More Than Just Whale Music
Christine Finn explores the appeal of recorded natural sound and how it has been manipulated by musicians since the first live broadcast of birdsong in 1924.
Since Irving Teibel created his Environments label in the US in the late 1960s, recorded natural sound has been a commercial proposition, sought by city-dwellers to re-kindle elemental connections. And his recordings of rain falling in pine forests or sleepy lagoons, thunderstorms, waves crashing and birds singing were deemed significant enough for NASA to send into space on Voyager in 1977. A decade later in the UK, Duncan Macdonald launched WildSounds - initially to teach people to distinguish different birdsongs, but soon adding 'atmospheres' from the Amazon or the African veldt.
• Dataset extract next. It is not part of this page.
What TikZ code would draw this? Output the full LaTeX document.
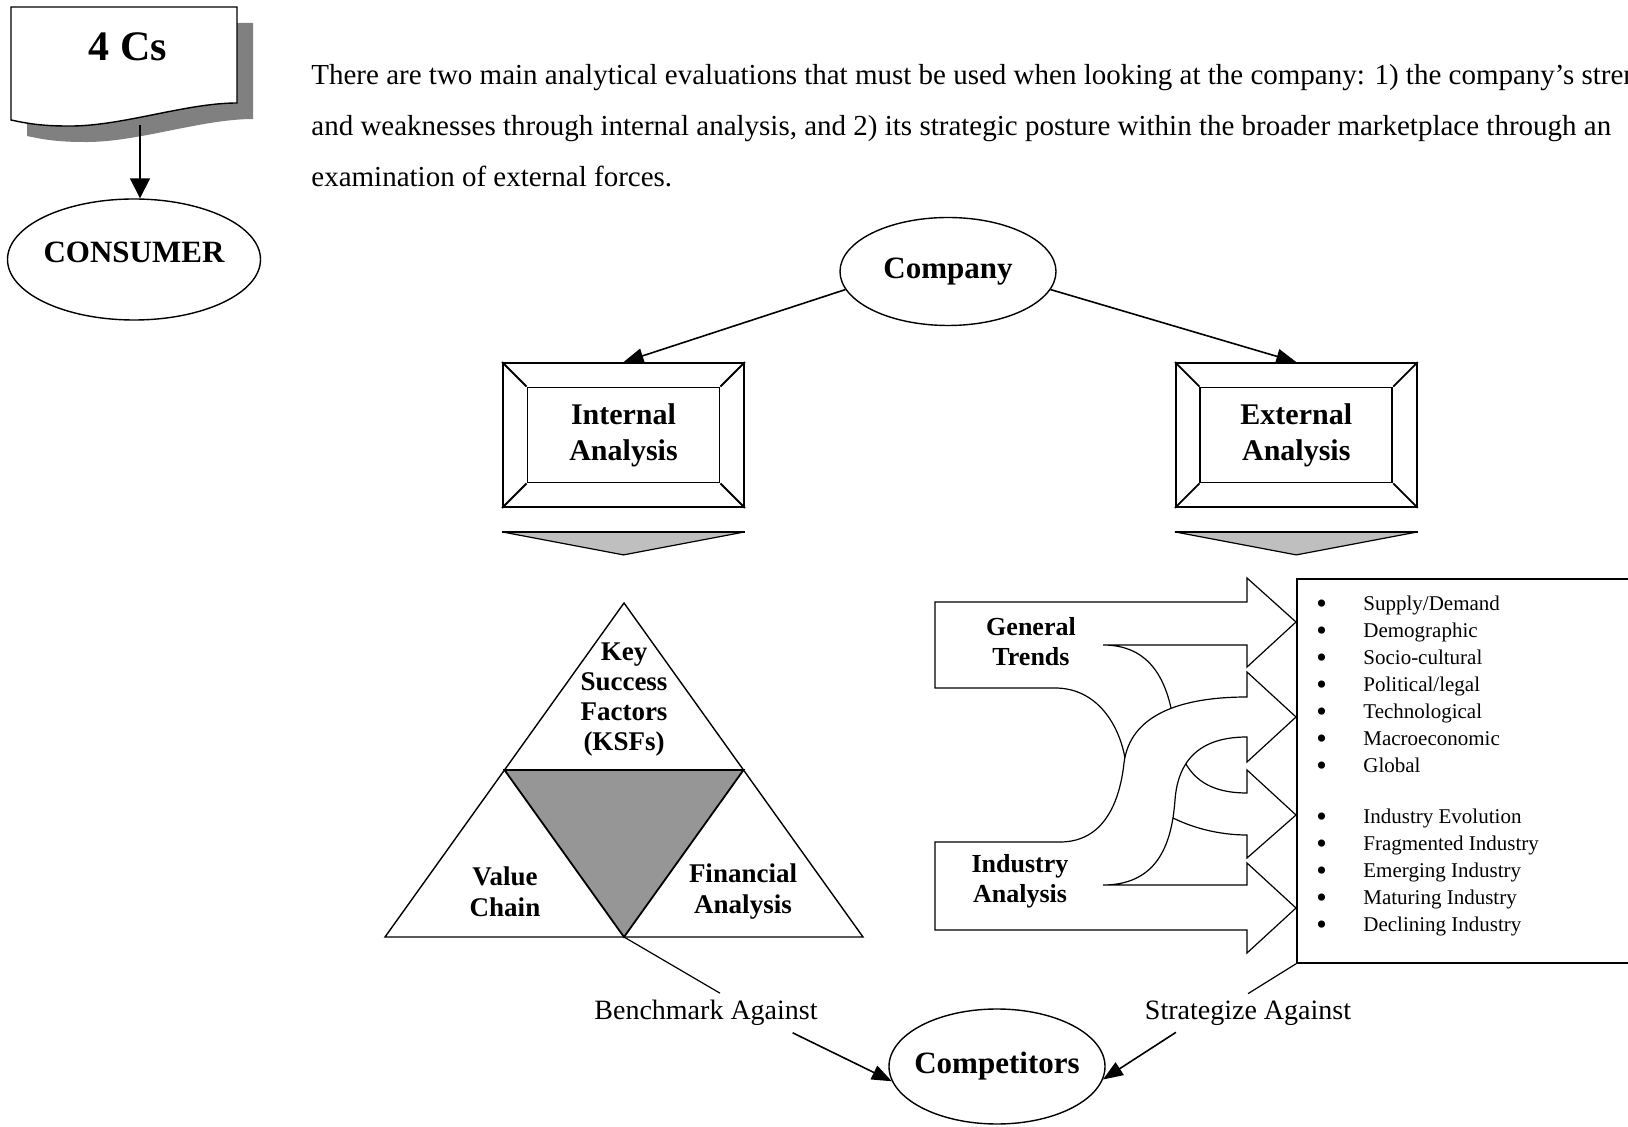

Christine Finn explores the appeal of recorded natural sound and how it's been manipulated by musicians since the first live broadcast of birdsong in 1924, when the cellist Beatrice Harrison duetted with a nightingale in her garden. When sound engineer Quentin Howard was launching Classic FM in 1992, he used a loop of birdsong recorded in his garden. Radio Birdsong drew appreciative comments from listeners who claimed it relaxed them. Psychologist Eleanor Ratcliffe is investigating why natural sounds hold this appeal.
Finn explores the boundaries between natural sound and ambient music, and hears from musician Kit Watkins how living in the mountains of Virginia caused him to use the natural sounds around him in his compositions; she meets Matthew Herbert, whose album One Pig uses natural sound of a different kind to trace the life of a pig, from birth to plate.
Finn discovers there's a lot more to recorded natural sound than just whale music, but also finds that whale music, far from simply wafting among New Age crystals, played a major role in launching the conservation movement of the 70s.